Here are the bits I flagged to give you the flavor of this fresh writing:
- ” I am one of a half million kids in foster care in America, one of twenty-five thousand who will age out…”
- “The entire… point of being born is that someone is supposed to take care of you.”
- “Different isn’t necessarily broken…”
- “You need to separate the nobility of your cause from the misguided means of pursuing it.”
- “Adoption is… an event that happens, it is not who you are. As an adjective it implies inherent bullshit about a person that isn’t true. A person is not ‘adopted.’ They were adopted. Words matter.
- “My favorite books when I was little were a series of seven that I now understand are actually a romanticized celebration of white people barging into the homelands of indigenous people, participating in their genocide, and stealing the land for themselves, but which, as a little white kid with no parents, I knew only as cozy stories about an adventurous pioneer home life– Laura Ingalls Wilder’s Little House on the Prairie. Here was a loving family that moved every year or so, again and again, just like me… They were searching for a home.”
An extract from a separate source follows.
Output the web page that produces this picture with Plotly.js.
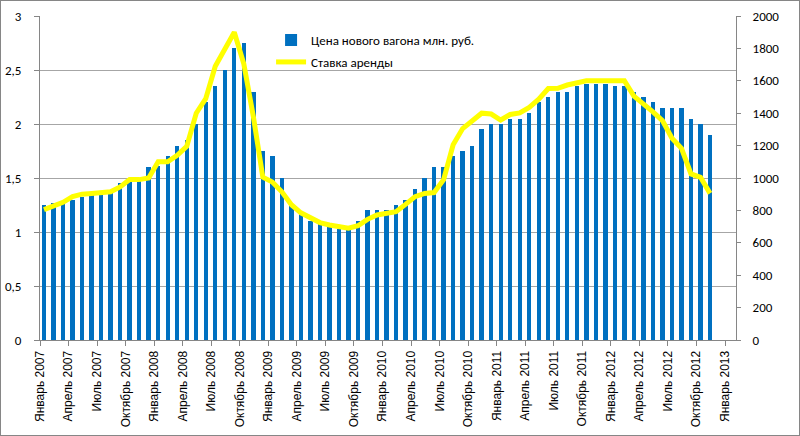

- This teacher, as the seasons changed, was not really into holiday celebrations but was obsessed with examining axle tilt… I loved this intensely. Winter holidays are different in every foster home, but axle tilt. That is magic we all live beneath, whether we feel like it or not.”
- “You can’t see the paradigm if you’re in it.”
Anyway, I thought the core characters here were all wonderful and memorable. Even though some of the minor characters were a bit more one dimensional, they worked just fine as a foil to move the story along.
This story is uplifting, ending on a hopeful note, and bending strongly towards progress. It makes one’s heart yearn for the same for all the other half million kids in foster care.
I give What I Carry five stars. Maybe you or someone you love should read it. I am sure glad I did, even though I stayed up too late finishing it!
Thanks for this excellent review It always help to know what is worth reading.
I’ve always found young adult lit compelling. I highly doubt most people (including me) have any idea the # of children in foster care. A woman in our church, who provided foster care for many years and for many children, adopted two little girls who came to her. Those little girls are thriving– one in college and one at Principia Lower School. If you ever want a light TV series, “Heartland” on Netflix is about a Canadian ranch family who accept problem children in the system. Very heart-warming series, gorgeous Alberta landscape, and unforgettable character in Jack.